Problem Variations – Solve a related problem with minor modifications by using the solution from the original problem as an initial guess.
For example, in the JupyterLab notebook that solves the minimum time to climb problem, the resulting solution is reused as the initial guess for solving the minimum fuel to climb problem. This approach provides a guess closer to the ultimate solution and reduces computation time.
from yapss import Problem
problem = Problem(name="Bryson Minimum Time to Climb", nx=[4], nu=[1])
# more code here to define the problem ...

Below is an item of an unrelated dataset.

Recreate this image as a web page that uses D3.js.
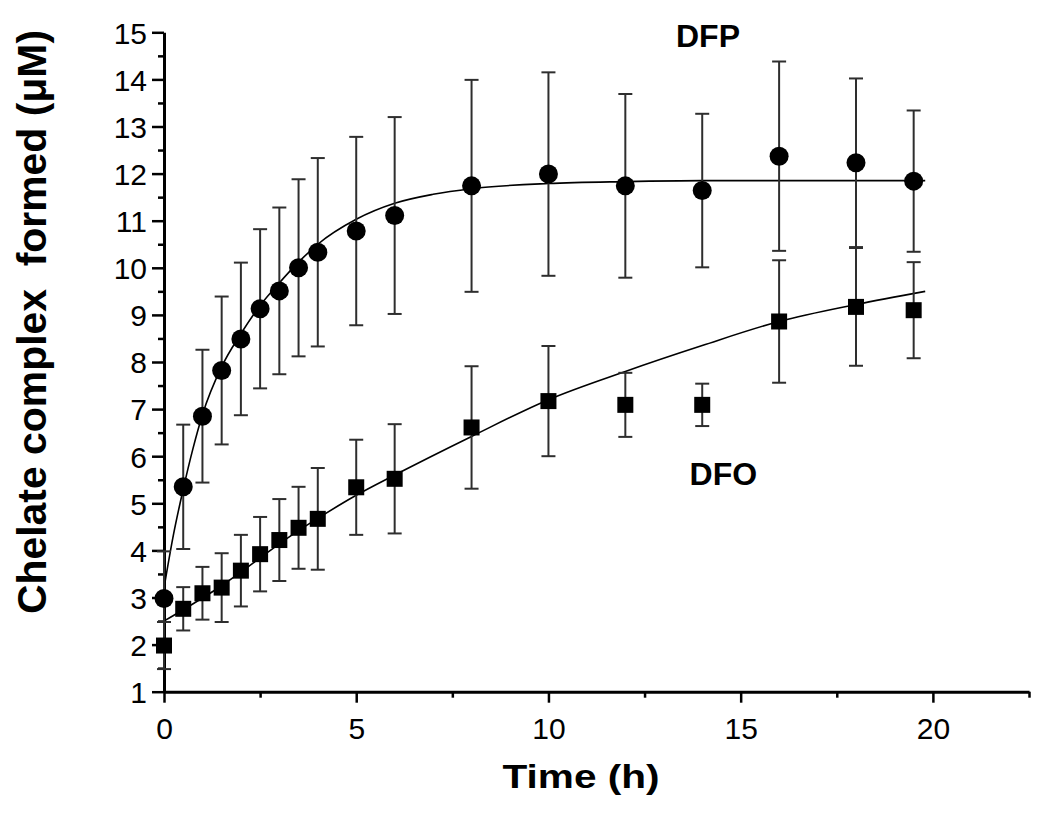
<!DOCTYPE html>
<html>
<head>
<meta charset="utf-8">
<script src="https://cdn.jsdelivr.net/npm/d3@7"></script>
<style>
  html, body { margin: 0; padding: 0; background: #fff; }
  svg { display: block; font-family: "Liberation Sans", Arial, sans-serif; }
</style>
</head>
<body>
<svg id="chart" width="1050" height="816"></svg>
<script>
// ---- Data ----
const times = [0, 0.5, 1, 1.5, 2, 2.5, 3, 3.5, 4, 5, 6, 8, 10, 12, 14, 16, 18, 19.5];

const dfpMean = [2.98, 5.35, 6.85, 7.82, 8.49, 9.13, 9.51, 10.0, 10.33, 10.78, 11.11, 11.74, 11.99, 11.74, 11.64, 12.37, 12.23, 11.84];
const dfpErr  = [1.0, 1.32, 1.41, 1.57, 1.62, 1.69, 1.77, 1.88, 2.0, 2.0, 2.09, 2.25, 2.16, 1.95, 1.63, 2.01, 1.79, 1.5];

const dfoMean = [1.98, 2.76, 3.09, 3.21, 3.57, 3.92, 4.22, 4.48, 4.67, 5.34, 5.52, 6.61, 7.17, 7.09, 7.09, 8.86, 9.17, 9.10];
const dfoErr  = [0.5, 0.46, 0.56, 0.73, 0.76, 0.79, 0.87, 0.87, 1.08, 1.01, 1.16, 1.3, 1.17, 0.68, 0.45, 1.3, 1.25, 1.02];

// fitted curves
const dfpFitT = [0, 0.25, 0.5, 0.75, 1, 1.5, 2, 2.5, 3, 3.5, 4, 5, 6, 7, 8, 10, 12, 14, 16, 18, 19.8];
const dfpFitY = [3.2, 4.35, 5.3, 6.15, 6.88, 7.9, 8.6, 9.2, 9.68, 10.12, 10.5, 11.03, 11.37, 11.56, 11.68, 11.79, 11.83, 11.85, 11.85, 11.85, 11.85];

const dfoFitT = [0, 0.5, 1, 1.5, 2, 2.5, 3, 3.5, 4, 5, 6, 8, 10, 12, 14, 16, 18, 19.8];
const dfoFitY = [2.5, 2.74, 2.99, 3.25, 3.54, 3.84, 4.14, 4.42, 4.68, 5.17, 5.6, 6.42, 7.2, 7.8, 8.35, 8.86, 9.22, 9.5];

const xMajorTicks = [0, 5, 10, 15, 20];
const xMinorTicks = [2.5, 7.5, 12.5, 17.5, 22.5];
const yMajorTicks = [1, 2, 3, 4, 5, 6, 7, 8, 9, 10, 11, 12, 13, 14, 15];
const yMinorTicks = [1.5, 2.5, 3.5, 4.5, 5.5, 6.5, 7.5, 8.5, 9.5, 10.5, 11.5, 12.5, 13.5, 14.5];

const xTitle = "Time (h)";
const yTitle = "Chelate complex  formed (\u03BCM)";
const seriesLabels = [{name: "DFP", t: 14.15, y: 14.69}, {name: "DFO", t: 14.55, y: 5.39}];

// ---- Layout ----
const svg = d3.select("#chart");
const x = d3.scaleLinear().domain([0, 22.5]).range([164, 1029]);
const y = d3.scaleLinear().domain([1, 15]).range([691.7, 32.3]);

const ink = "#000";
const barInk = "#2e2e2e";

// Axes
const xAxisG = svg.append("g").attr("transform", `translate(0,${y(1)})`);
xAxisG.call(d3.axisBottom(x).tickValues(xMinorTicks).tickSize(6).tickSizeOuter(0).tickFormat(""));
xAxisG.call(g => g.select(".domain").remove());
const xMajG = svg.append("g").attr("transform", `translate(0,${y(1)})`);
xMajG.call(d3.axisBottom(x).tickValues(xMajorTicks).tickSize(11).tickSizeOuter(0).tickPadding(15).tickFormat(d3.format("d")));

const yAxisG = svg.append("g").attr("transform", `translate(${x(0)},0)`);
yAxisG.call(d3.axisLeft(y).tickValues(yMinorTicks).tickSize(6).tickSizeOuter(0).tickFormat(""));
yAxisG.call(g => g.select(".domain").remove());
const yMajG = svg.append("g").attr("transform", `translate(${x(0)},0)`);
yMajG.call(d3.axisLeft(y).tickValues(yMajorTicks).tickSize(12).tickSizeOuter(0).tickPadding(5).tickFormat(d3.format("d")));

svg.selectAll(".domain").attr("stroke", ink).attr("stroke-width", 3);
svg.selectAll(".tick line").attr("stroke", ink).attr("stroke-width", 2.5);
xMajG.selectAll(".tick text").attr("font-size", 30).attr("fill", ink)
  .attr("font-family", "Liberation Sans, Arial, sans-serif");
yMajG.selectAll(".tick text").attr("font-size", 30).attr("fill", ink)
  .attr("font-family", "Liberation Sans, Arial, sans-serif").attr("dy", "0.36em");

// Axis titles
svg.append("text")
  .attr("x", 581).attr("y", 788)
  .attr("text-anchor", "middle")
  .attr("font-size", 33).attr("font-weight", "bold")
  .attr("textLength", 157).attr("lengthAdjust", "spacingAndGlyphs")
  .text(xTitle);

svg.append("text")
  .attr("transform", "translate(46,322) rotate(-90)")
  .attr("text-anchor", "middle")
  .attr("font-size", 40).attr("font-weight", "bold")
  .style("white-space", "pre")
  .attr("textLength", 584).attr("lengthAdjust", "spacingAndGlyphs")
  .text(yTitle);

// Fit lines
const line = d3.line().x(d => x(d[0])).y(d => y(d[1])).curve(d3.curveMonotoneX);
const fits = [d3.zip(dfpFitT, dfpFitY), d3.zip(dfoFitT, dfoFitY)];
svg.append("g").selectAll("path").data(fits).join("path")
  .attr("d", line).attr("fill", "none").attr("stroke", ink).attr("stroke-width", 1.6);

// Error bars
function errorBars(mean, err) {
  const data = times.map((t, i) => ({t, m: mean[i], e: err[i]}));
  const g = svg.append("g").attr("stroke", barInk).attr("stroke-width", 2).attr("fill", "none");
  g.selectAll("line.v").data(data).join("line").attr("class", "v")
    .attr("x1", d => x(d.t)).attr("x2", d => x(d.t))
    .attr("y1", d => y(d.m - d.e)).attr("y2", d => y(d.m + d.e));
  g.selectAll("line.hi").data(data).join("line").attr("class", "hi")
    .attr("x1", d => x(d.t) - 7).attr("x2", d => x(d.t) + 7)
    .attr("y1", d => y(d.m + d.e)).attr("y2", d => y(d.m + d.e));
  g.selectAll("line.lo").data(data).join("line").attr("class", "lo")
    .attr("x1", d => x(d.t) - 7).attr("x2", d => x(d.t) + 7)
    .attr("y1", d => y(d.m - d.e)).attr("y2", d => y(d.m - d.e));
}
errorBars(dfpMean, dfpErr);
errorBars(dfoMean, dfoErr);

// Markers
svg.append("g").selectAll("circle").data(times.map((t, i) => [t, dfpMean[i]])).join("circle")
  .attr("cx", d => x(d[0])).attr("cy", d => y(d[1])).attr("r", 9.5).attr("fill", ink);

const sq = 16;
svg.append("g").selectAll("rect").data(times.map((t, i) => [t, dfoMean[i]])).join("rect")
  .attr("x", d => x(d[0]) - sq / 2).attr("y", d => y(d[1]) - sq / 2)
  .attr("width", sq).attr("height", sq).attr("fill", ink);

// Series labels
svg.append("g").selectAll("text").data(seriesLabels).join("text")
  .attr("x", d => x(d.t)).attr("y", d => y(d.y))
  .attr("text-anchor", "middle")
  .attr("font-size", 32).attr("font-weight", "bold").attr("fill", ink)
  .text(d => d.name);
</script>
</body>
</html>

solution = problem.solve() # solve the minimum time to climb problem
# modify the problem to solve the minimum fuel to climb problem:
def objective_2(arg):
arg.objective = -arg.phase[0].final_state[3] # maximize final vehicle mass
problem.functions.objective = objective_2 # change only the objective function
problem.guess(solution) # use prior solution as a guess
solution_2 = problem.solve() # solve the minimum fuel to climb problem
Alternatively, the initial guess can be set explicitly using the from_solution method:
problem.guess.from_solution(solution)
Both methods achieve the same result. The first syntax (problem.guess(solution)) is
concise, while the second (from_solution) may enhance readability.
Impact of the Initial Guess
For small problems, the initial guess may have little effect on the solution, and the default guess may be sufficient. However, for larger problems, the initial guess can significantly influence the solution. A poor initial guess may cause the algorithm to converge to a local minimum or fail to find a feasible solution. A common approach is to start with a simple guess, using only two time points per phase. If this is unsuccessful, a more refined initial guess may be needed to bring it closer to a feasible solution.
Class Reference
- class Guess(problem: yapss.Problem)[source]
Class that forms the interface to the user guess.
- Attributes:
phasetuple[PhaseGuess, …]The guesses for each phase.
- parameterNDArray[float]
The guess for the problem parameters.